» Task prompt: Without the images, write out the whole listing exactly.

» Information supplied:
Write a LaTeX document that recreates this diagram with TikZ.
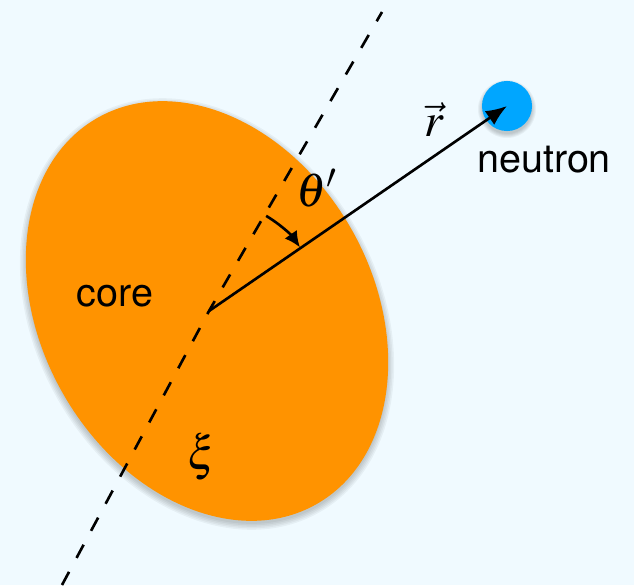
\documentclass[tikz,border=0pt]{standalone}
\usepackage{mathptmx}
\usepackage{fontspec}
\setmainfont{TeX Gyre Heros}
\usetikzlibrary{arrows.meta}
\definecolor{bgblue}{RGB}{240,250,255}
\definecolor{coreorange}{RGB}{255,147,0}
\definecolor{neutronblue}{RGB}{0,166,255}
\tikzset{
  lbl/.style={font=\fontsize{22.5}{26}\selectfont,anchor=base},
  sym/.style={font=\fontsize{27}{32}\selectfont,anchor=base},
  shade step/.style={fill=black,fill opacity=0.045},
  axisline/.style={dash pattern=on 8.5pt off 9pt,line width=1.5pt},
  rvec/.style={line width=1.5pt,-{Latex[length=12pt,width=9.5pt]}},
  anglearc/.style={line width=1.5pt,-{Latex[length=9pt,width=8.5pt]}},
}
\begin{document}
\begin{tikzpicture}[x=0.02cm,y=-0.02cm]
\fill[bgblue] (0,0) rectangle (634,585);
\useasboundingbox (0,0) rectangle (634,585);
\coordinate (O) at (209,311);
\coordinate (top) at (382,12);
\coordinate (bot) at (62,585);
% soft shadows
\foreach \d in {0,1.5,...,6}
  \fill[shade step] (207,314) ellipse [x radius=222+\d,y radius=166+\d,rotate=-60.5];
\foreach \d in {0,1,...,4}
  \fill[shade step] (507,109) circle (25+\d);
% core and its axis
\fill[coreorange] (207,311) ellipse [x radius=222,y radius=166,rotate=-60.5];
\draw[axisline] (bot) -- (O) -- (top);
\node[lbl] (core) at (115,306) {core};
\node[sym] (xi) at (202,469) {$\xi$};
% neutron
\node[circle,fill=neutronblue,minimum size=28.5pt,inner sep=0pt] (n) at (507,106) {};
\node[lbl] (nlbl) at (544,172) {neutron};
\draw[rvec] (O) -- (n.center);
\node[sym] (r) at (434,136) {$\vec{r}$};
% angle
\draw[anglearc] ([shift={(-59:111)}]O) arc[start angle=-59,end angle=-35,radius=111];
\node[sym] (th) at (317,206) {$\theta'$};
\end{tikzpicture}
\end{document}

» Result of the exercise:
Write a LaTeX document that recreates this diagram with TikZ.
\documentclass[tikz,border=0pt]{standalone}
\usepackage{mathptmx}
\usepackage{fontspec}
\setmainfont{TeX Gyre Heros}
\usetikzlibrary{arrows.meta}
\definecolor{bgblue}{RGB}{240,250,255}
\definecolor{coreorange}{RGB}{255,147,0}
\definecolor{neutronblue}{RGB}{0,166,255}
\tikzset{
  lbl/.style={font=\fontsize{22.5}{26}\selectfont,anchor=base},
  sym/.style={font=\fontsize{27}{32}\selectfont,anchor=base},
  shade step/.style={fill=black,fill opacity=0.045},
  axisline/.style={dash pattern=on 8.5pt off 9pt,line width=1.5pt},
  rvec/.style={line width=1.5pt,-{Latex[length=12pt,width=9.5pt]}},
  anglearc/.style={line width=1.5pt,-{Latex[length=9pt,width=8.5pt]}},
}
\begin{document}
\begin{tikzpicture}[x=0.02cm,y=-0.02cm]
\fill[bgblue] (0,0) rectangle (634,585);
\useasboundingbox (0,0) rectangle (634,585);
\coordinate (O) at (209,311);
\coordinate (top) at (382,12);
\coordinate (bot) at (62,585);
% soft shadows
\foreach \d in {0,1.5,...,6}
  \fill[shade step] (207,314) ellipse [x radius=222+\d,y radius=166+\d,rotate=-60.5];
\foreach \d in {0,1,...,4}
  \fill[shade step] (507,109) circle (25+\d);
% core and its axis
\fill[coreorange] (207,311) ellipse [x radius=222,y radius=166,rotate=-60.5];
\draw[axisline] (bot) -- (O) -- (top);
\node[lbl] (core) at (115,306) {core};
\node[sym] (xi) at (202,469) {$\xi$};
% neutron
\node[circle,fill=neutronblue,minimum size=28.5pt,inner sep=0pt] (n) at (507,106) {};
\node[lbl] (nlbl) at (544,172) {neutron};
\draw[rvec] (O) -- (n.center);
\node[sym] (r) at (434,136) {$\vec{r}$};
% angle
\draw[anglearc] ([shift={(-59:111)}]O) arc[start angle=-59,end angle=-35,radius=111];
\node[sym] (th) at (317,206) {$\theta'$};
\end{tikzpicture}
\end{document}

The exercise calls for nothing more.